Ever wonder why two people can use the same algorithm, but one gets amazing results while the other gets mediocre ones?
The answer often lies in a behind-the-scenes hero of data science: feature engineering.
Before any fancy model can predict outcomes or uncover patterns, it needs the right features—the pieces of data that tell the model what’s important. Feature engineering is the art and science of creating those features in a way that helps machines learn better, faster, and more accurately.
🤔 What is Feature Engineering?
Feature engineering is the process of transforming raw data into meaningful inputs (features) for machine learning models. It’s like turning messy ingredients into a perfect dish—your model won’t work well without it.
In short:
It’s not just about collecting data, but about crafting it smartly.
🧠 Why It Matters
Even with the most powerful algorithms (XGBoost, neural networks, transformers…), your model is only as good as your features. Well-engineered features:
- Improve accuracy
- Reduce training time
- Help models generalize better to new data
- Make results easier to interpret
🧪 Common Feature Engineering Techniques
Let’s look at some practical examples of how raw data gets turned into gold:
1. Missing Value Handling
Instead of ignoring missing data:
- Fill with mean/median
- Use special indicators (e.g.,
is_missing = True)
2. Encoding Categorical Variables
Turn categories into numbers:
- One-Hot Encoding: For “red”, “green”, “blue”
- Label Encoding: Assign numbers to categories
- Target Encoding: Use average label per category
3. Date and Time Features
Extract parts from timestamps:
- Hour, Day, Month, Weekday, Season
- Time since last event
4. Interaction Features
Combine two or more features:
df["price_per_unit"] = df["total_price"] / df["quantity"]
5. Text Features
Turn text into numbers:
- TF-IDF, Bag of Words, Word Embeddings
- Count number of words or sentiment score
6. Scaling and Normalization
Helps models interpret data consistently:
- StandardScaler (mean = 0, std = 1)
- MinMaxScaler (scales between 0–1)
📦 Real-Life Examples
| Industry | Feature Engineering Example |
|---|---|
| E-commerce | Days since last purchase |
| Banking | Ratio of credit used to credit limit |
| Healthcare | Age group bucket (e.g., 0–18, 19–35, etc.) |
| Social Media | Average likes per post in the past 30 days |
| Retail | Weekend vs Weekday transaction patterns |
⚠️ Common Pitfalls to Avoid
- Overfitting with too many features
- Leakage (using future information in training data)
- Creating highly correlated features that don’t add value
- Forgetting to apply the same transformation to train/test data
🔄 Automating the Process: Feature Engineering Libraries
For faster workflows, you can use:
- Featuretools (automatic feature generation)
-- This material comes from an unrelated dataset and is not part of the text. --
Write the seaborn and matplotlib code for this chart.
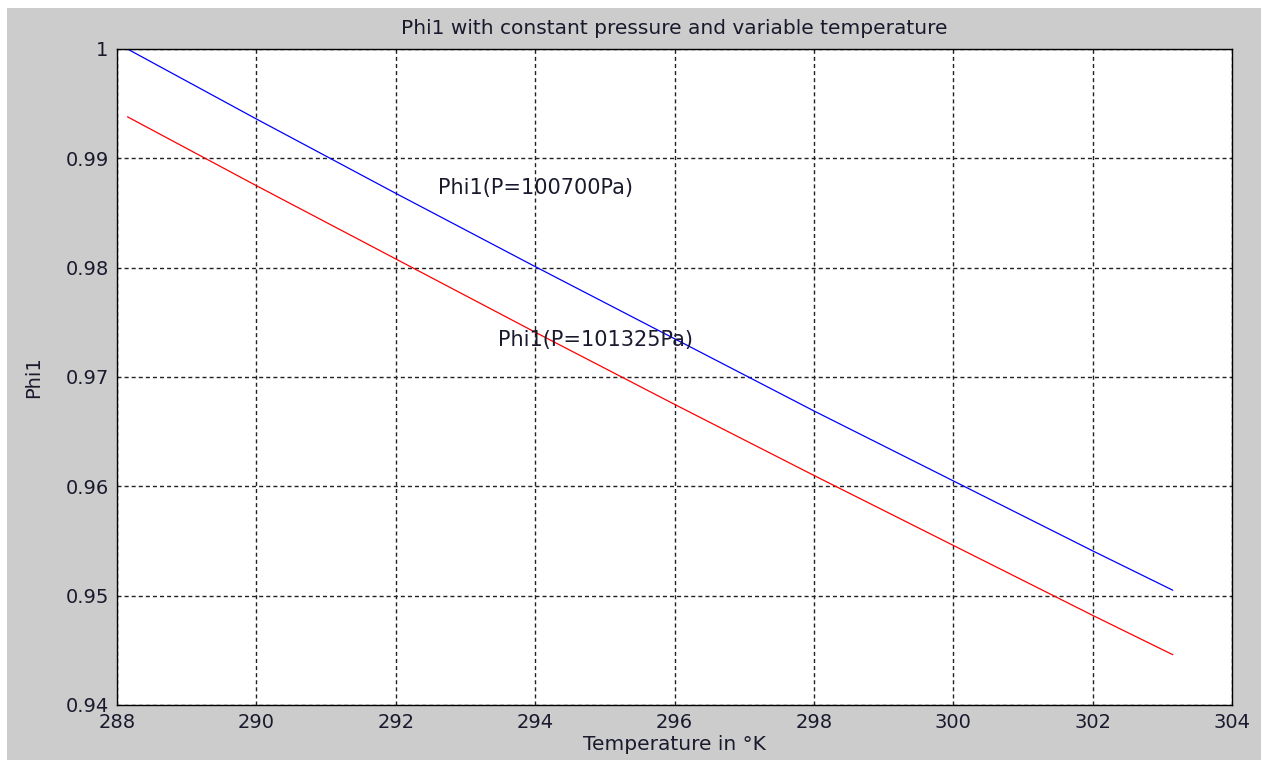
import matplotlib
matplotlib.use("Agg")
import matplotlib.pyplot as plt
from matplotlib.patches import Rectangle
import seaborn as sns
import pandas as pd

# Data
temperature = [288.15, 290, 292, 294, 296, 298, 300, 302, 303.15]
phi1_blue = [1.0, 0.9936, 0.9868, 0.9801, 0.9735, 0.9669, 0.9605, 0.9541, 0.9505]
phi1_red = [0.9938, 0.9875, 0.9808, 0.9741, 0.9675, 0.9610, 0.9546, 0.9482, 0.9446]
series_names = ["blue", "red"]
label_blue = "Phi1(P=100700Pa)"
label_red = "Phi1(P=101325Pa)"
x_ticks = [288, 290, 292, 294, 296, 298, 300, 302, 304]
y_ticks = [0.94, 0.95, 0.96, 0.97, 0.98, 0.99, 1.0]
y_tick_labels = ["0.94", "0.95", "0.96", "0.97", "0.98", "0.99", "1"]

df = pd.DataFrame({
    "T": temperature * 2,
    "phi": phi1_blue + phi1_red,
    "series": [series_names[0]] * len(temperature) + [series_names[1]] * len(temperature),
})

sns.set_style("white")
plt.rcParams["font.family"] = ["DejaVu Sans"]

W, H = 1268, 760
fig = plt.figure(figsize=(W / 100, H / 100), dpi=100, facecolor="white")
fig.patches.append(Rectangle((7 / W, 0), (1261 - 7) / W, (760 - 8) / H,
                             transform=fig.transFigure, facecolor="#cccccc",
                             edgecolor="none", zorder=-10))

left, right, top, bottom = 117, 1232, 49, 705
ax = fig.add_axes([left / W, (H - bottom) / H, (right - left) / W, (bottom - top) / H])
ax.set_facecolor("white")

sns.lineplot(data=df, x="T", y="phi", hue="series",
             palette={"blue": "#0000ff", "red": "#ff0000"},
             linewidth=0.9, legend=False, ax=ax)

txt_color = "#1a1a2e"
ax.set_xlim(288, 304)
ax.set_ylim(0.94, 1.0)
ax.set_xticks(x_ticks)
ax.set_xticklabels([str(t) for t in x_ticks])
ax.set_yticks(y_ticks)
ax.set_yticklabels(y_tick_labels)
ax.tick_params(direction="in", length=8, width=1, color="#222222",
               labelsize=14, labelcolor=txt_color, pad=6)
ax.grid(True, color="#222222", linestyle=(0, (2.9, 2.2)), linewidth=1.0)
for s in ax.spines.values():
    s.set_color("black")
    s.set_linewidth(1.0)
    s.set_visible(True)

ax.text(292.61, 0.9873, label_blue, fontsize=15, color=txt_color, va="center", ha="left")
ax.text(293.47, 0.9734, label_red, fontsize=15, color=txt_color, va="center", ha="left")

ax.set_title("Phi1 with constant pressure and variable temperature",
             fontsize=14.5, color=txt_color, pad=11)
ax.set_xlabel("Temperature in °K", fontsize=14.5, color=txt_color, labelpad=2)
ax.set_ylabel("Phi1", fontsize=14, color=txt_color, labelpad=16)

fig.savefig("out.png", dpi=100, facecolor="white")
- Kats / TSFresh (for time series features)
- Scikit-learn Pipelines (for reproducible transformations)
But even with automation, your domain knowledge matters the most.
🧾 Conclusion
Feature engineering isn’t just a step in the machine learning pipeline — it’s the bridge between raw data and real-world impact. Mastering it often makes the difference between a “just okay” model and a great one.
Think of it like training a detective: You can give them all the clues, but unless you highlight the right ones, they won’t solve the case.